Exterior perimeter spray treatments can last from 3-24 months in general - but you certainly would not count on more than 12 months maximum, and commonly in serious termite country 3-6 months is your limit. Also, because it is surficial (plus a few inches penetration into the ground at most) it can miss a substantial portion of the termites, who commonly tunnel 8-18" below the ground - especially if they go all the way under a shallow foundation footer and pop up inside the basement or crawlspace area rather than going up the outside of the foundation with their access tubes.

Perimeter injection pumps chemicals into the ground deep enough to treat most of the soil they burrow through, but weathers out (especially in areas with high rainfall), so needs reappliction every year or two typically. Probably the best overall system in terms of coverage, because done right it provides a continuous barrier.

These days, for subterranean termites (the ones that build the mud tubes up foundations to the wood structure), (after killing ones resident in the house already), perimeter spraying to immediately stop intrusionat the foundation walls, then buried baits are one of the "standard" treatments - and yes it costs more (2-4 times more typically) than just walking around the house and spraying, and in the same cost ballpark as injection, but a lot of comments indicate its effectiveness is questionable - especially when spaced 10-20 feet apart, because the system counts on the termites encountering the bait stakes and feeding on the bait (which is commonly added only AFTER the termites begin munching on the wood stake), but working to kill the nest (which will commonly be one of dozens or even hundreds per acre in heavy termite areas) BEFORE they discover the wood in your house - a long shot with the typical wide stake spacing.

Bait stakes require inspection every 3-12 months depending on area and soil type (termites tunnel a lot faster in looser, sandier soil than in clay, for instance).

Since you are looking at a lot higher cost, certainly get a few quotes for comparison - but I would certainly go with in-ground injection, with possibly an outer perimeter of bait stakes (which is what they were originally designed and sold for, not as primary protection).
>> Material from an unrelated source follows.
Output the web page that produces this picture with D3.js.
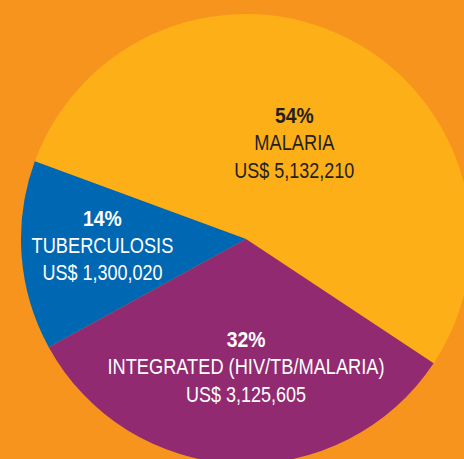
<!DOCTYPE html>
<html>
<head>
<meta charset="utf-8">
<script src="https://cdn.jsdelivr.net/npm/d3@7"></script>
<style>
  html, body { margin: 0; padding: 0; background: #F7941D; }
  svg { display: block; }
  .lbl { font-family: "Liberation Sans", Arial, sans-serif; font-size: 22.5px; }
  .pct { font-weight: bold; }
</style>
</head>
<body>
<svg id="chart" width="464" height="459"></svg>
<script>
// data
const categories = ['MALARIA', 'INTEGRATED (HIV/TB/MALARIA)', 'TUBERCULOSIS'];
const amounts = [5132210, 3125605, 1300020];
const percentLabels = ['54%', '32%', '14%'];

// layout
const width = 464, height = 459;
const cx = 246, cy = 239, radius = 225;
const colors = ['#FCAF17', '#922A71', '#0067B2'];
const textColors = ['#231F20', '#FFFFFF', '#FFFFFF'];
// label anchor (middle line) as fraction of radius, relative to centre
const labelPos = [[0.215, -0.395], [0, 0.6], [-0.638, 0.062]];
// condensed look: horizontal squeeze per line
const squeeze = { pct: 0.86, name: 0.81, amount: 0.8 };

const svg = d3.select('#chart');

svg.append('rect')
    .attr('width', width)
    .attr('height', height)
    .attr('fill', '#F7941D');

const g = svg.append('g')
    .attr('transform', `translate(${cx},${cy})`);

const pie = d3.pie()
    .sort(null)
    .startAngle(-69.8 * Math.PI / 180)
    .endAngle((360 - 69.8) * Math.PI / 180);

const arc = d3.arc()
    .innerRadius(0)
    .outerRadius(radius);

const arcs = pie(amounts);

g.selectAll('path.slice')
    .data(arcs)
    .join('path')
    .attr('class', 'slice')
    .attr('d', arc)
    .attr('fill', (d, i) => colors[i]);

const fmt = d3.format(',');

const labels = g.selectAll('g.label')
    .data(arcs)
    .join('g')
    .attr('class', 'label')
    .attr('transform', (d, i) => `translate(${labelPos[i][0] * radius},${labelPos[i][1] * radius})`);

function addLine(sel, cls, dy, sx, textFn) {
    sel.append('g')
        .attr('transform', `translate(0,${dy}) scale(${sx},1)`)
        .append('text')
        .attr('class', cls)
        .attr('text-anchor', 'middle')
        .attr('fill', (d, i) => textColors[i])
        .text(textFn);
}

addLine(labels, 'lbl pct', -27, squeeze.pct, (d, i) => percentLabels[i]);
addLine(labels, 'lbl', 0, squeeze.name, (d, i) => categories[i]);
addLine(labels, 'lbl', 27.5, squeeze.amount, (d, i) => 'US$ ' + fmt(amounts[i]));
</script>
</body>
</html>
Remember - you may be paying say $1500-3000 for an initial treatment and $1000/year ballpark for a plan including retreatment as needed - compared to a few thousand and a LOT of disruption each time (which can be annually in bad cases) for tenting if your house gets infested, plus any remedial repairs needed due to wood damage - so protection and prevention is the key.

Some exterminators also use baiting alone to kill current infestations - from what I have seen and heard, I am not a fan of that alone as opposed to direct fumigation - though in heavy termite country, especially with houses with wood foundation elements (wood/foam foundation or supporting wood piers), preventative baiting in the house can be a helpful preventative measure. I saw one demo of a new product which is basically a bait snake - a small geotextile tube with poisoned bait which can be laid along the inside of an unfinished basement or crawl space foundation wall to poison any termites that get past or under the exterior treatments and inside the foundation, to feed them poisoned bait before they build interior tubes and attach the house, which makes sense to me.

One of the best treatment, though has to be done during initial house construction or during excavation like to waterproof a foundation, is subterranean treatment of the excavated ground as well as of the backfill during construction, creating a treated perimeter under and around the house during construction.

Sone other type of treatment commonly omitted - if you have french drains along the foundation, they need to be treated as well because termites come into the french drain filter gravel and travel very rapidly from there to the foundation wall.